Data Engineering in the ICU of the Future-Precision Medicine Center of Excellence for Neurocritical Care
Peter Dziedzic, MS
“I currently work as a Research Associate in the Department of Neurology at Johns Hopkins School of Medicine. I am also the Director and Founder of The Center of mHealth and Innovations at Johns Hopkins Neurology. My background is in Software and Complex Systems Engineering, and my research focuses on advancing science in data science, applied research, logistics, and decision support systems. I have led projects to develop and coordinate engineering and data models for multi-center clinical trials, ensuring data integrity and regulatory compliance. Additionally, as a Co-Investigator, I have played a role in implementing the Multimodality Data Acquisition System in the Neuroscience Critical Care Unit at Johns Hopkins. This system initially covered 24 beds and currently supports over 200 ICU beds, holding more than 75TB of data for 50,000 patients. It has proven to be especially crucial during the COVID-19 pandemic, emphasizing the importance of high frequency data acquisition in ICU settings.”
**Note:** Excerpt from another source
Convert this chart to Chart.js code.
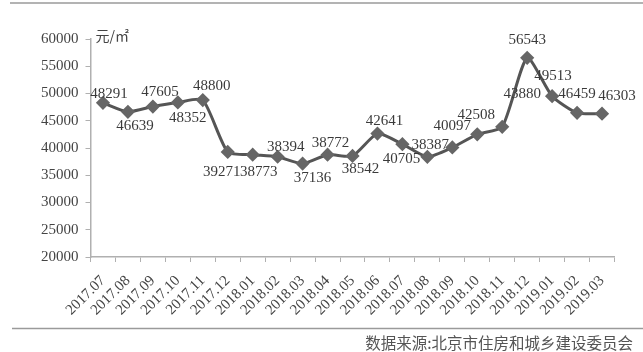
<!DOCTYPE html>
<html>
<head>
<meta charset="utf-8">
<script src="https://cdn.jsdelivr.net/npm/chart.js@4"></script>
<style>
  html, body { margin: 0; padding: 0; background: #fff; }
  #wrap { width: 643px; height: 352px; }
</style>
</head>
<body>
<div id="wrap"><canvas id="priceChart" width="643" height="352"></canvas></div>
<script>
const months = ['2017.07', '2017.08', '2017.09', '2017.10', '2017.11', '2017.12',
  '2018.01', '2018.02', '2018.03', '2018.04', '2018.05', '2018.06', '2018.07',
  '2018.08', '2018.09', '2018.10', '2018.11', '2018.12', '2019.01', '2019.02', '2019.03'];
const prices = [48291, 46639, 47605, 48352, 48800, 39271, 38773, 38394, 37136, 38772,
  38542, 42641, 40705, 38387, 40097, 42508, 43880, 56543, 49513, 46459, 46303];
const yTicks = [20000, 25000, 30000, 35000, 40000, 45000, 50000, 55000, 60000];
const unitText = '元/㎡';
const sourceText = '数据来源:北京市住房和城乡建设委员会';

// where each value label sits relative to its point
const labelOffsets = [[6, -9], [7, 14], [7, -14], [10, 16], [9, -14], [-6, 20], [6, 17],
  [8, -10], [10, 14], [3, -12], [8, 13], [7, -13], [-1, 15], [3, -12], [0, -21],
  [-1, -19], [20, -33], [0, -18], [1, -20], [0, -19], [15, -18]];

const serif = '"Liberation Serif", "DejaVu Serif", serif';

const extras = {
  id: 'extras',
  afterDatasetsDraw(chart) {
    const ctx = chart.ctx;
    const meta = chart.getDatasetMeta(0);
    ctx.save();
    ctx.font = '15px ' + serif;
    ctx.fillStyle = '#3a3a3a';
    ctx.textAlign = 'center';
    ctx.textBaseline = 'middle';
    meta.data.forEach((pt, i) => {
      const o = labelOffsets[i];
      ctx.fillText(String(prices[i]), pt.x + o[0], pt.y + o[1]);
    });
    ctx.restore();
  },
  afterDraw(chart) {
    const ctx = chart.ctx;
    const area = chart.chartArea;
    ctx.save();
    ctx.strokeStyle = '#9a9a9a';
    ctx.lineWidth = 1.5;
    ctx.beginPath();
    ctx.moveTo(10, 3); ctx.lineTo(643, 3);
    ctx.moveTo(12, 328.5); ctx.lineTo(643, 328.5);
    ctx.stroke();

    ctx.fillStyle = '#444';
    ctx.font = '14px "Noto Sans CJK SC", sans-serif';
    ctx.textAlign = 'left';
    ctx.textBaseline = 'middle';
    ctx.fillText(unitText, area.left + 5, area.top - 3);

    ctx.fillStyle = '#555';
    ctx.font = '15.5px "Noto Sans CJK SC", sans-serif';
    ctx.textAlign = 'right';
    ctx.fillText(sourceText, 633, 343);
    ctx.restore();
  }
};

new Chart(document.getElementById('priceChart'), {
  type: 'line',
  data: {
    labels: months,
    datasets: [{
      data: prices,
      borderColor: '#555',
      borderWidth: 3,
      tension: 0.2,
      pointStyle: 'rectRot',
      pointRadius: 5,
      pointBackgroundColor: '#666',
      pointBorderColor: '#666',
      fill: false
    }]
  },
  options: {
    responsive: false,
    animation: false,
    layout: { padding: { top: 39, right: 28.5, bottom: 0, left: 0 } },
    plugins: {
      legend: { display: false },
      tooltip: { enabled: false }
    },
    scales: {
      x: {
        offset: true,
        grid: { drawOnChartArea: false, drawTicks: true, tickLength: 5, color: '#b0b0b0', offset: true },
        border: { color: '#b0b0b0', width: 1.5 },
        ticks: {
          autoSkip: false,
          minRotation: 45,
          maxRotation: 45,
          padding: 10,
          color: '#444',
          font: { family: serif, size: 15 }
        },
        afterFit(scale) { scale.height = 95; }
      },
      y: {
        min: 20000,
        max: 60000,
        afterBuildTicks(scale) { scale.ticks = yTicks.map(v => ({ value: v })); },
        grid: { drawOnChartArea: false, drawTicks: true, tickLength: 5, color: '#b0b0b0' },
        border: { color: '#b0b0b0', width: 1.5 },
        ticks: {
          padding: 7,
          color: '#444',
          font: { family: serif, size: 15 },
          callback: v => String(v)
        },
        afterFit(scale) { scale.width = 90.5; }
      }
    }
  },
  plugins: [extras]
});
</script>
</body>
</html>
This presentation will highlight key engineering advancements in the Neurosciences Critical Care Unit (NCCU) at Johns Hopkins Hospital, emphasizing their impact on patient care. The Johns Hopkins NCCU is responsible for the care of neurological and neurosurgical patients at high risk for deterioration, including those with conditions such as strokes, brain hemorrhages, aneurysm ruptures, status epilepticus, seizures, brain tumors, and hydrocephalus. These patients are treated in a highly data intensive environment, requiring multidisciplinary teams of clinicians to make critical decisions. The presentation will provide an overview of the unit, the types of patients treated, and the interactions among stakeholders that generate critical data. It will then focus on explaining the data sources, the interaction between them, and the infrastructure used to collect, store, and manage data that supports clinical decision-making. Additionally, the presentation will showcase the Johns Hopkins NCCU as a Precision Medicine Center of Excellence (PMCOE) and its journey toward becoming an ICU of the future by implementing a system engineering approach to data collection, processing, and integration into the workflow of ICU stakeholders.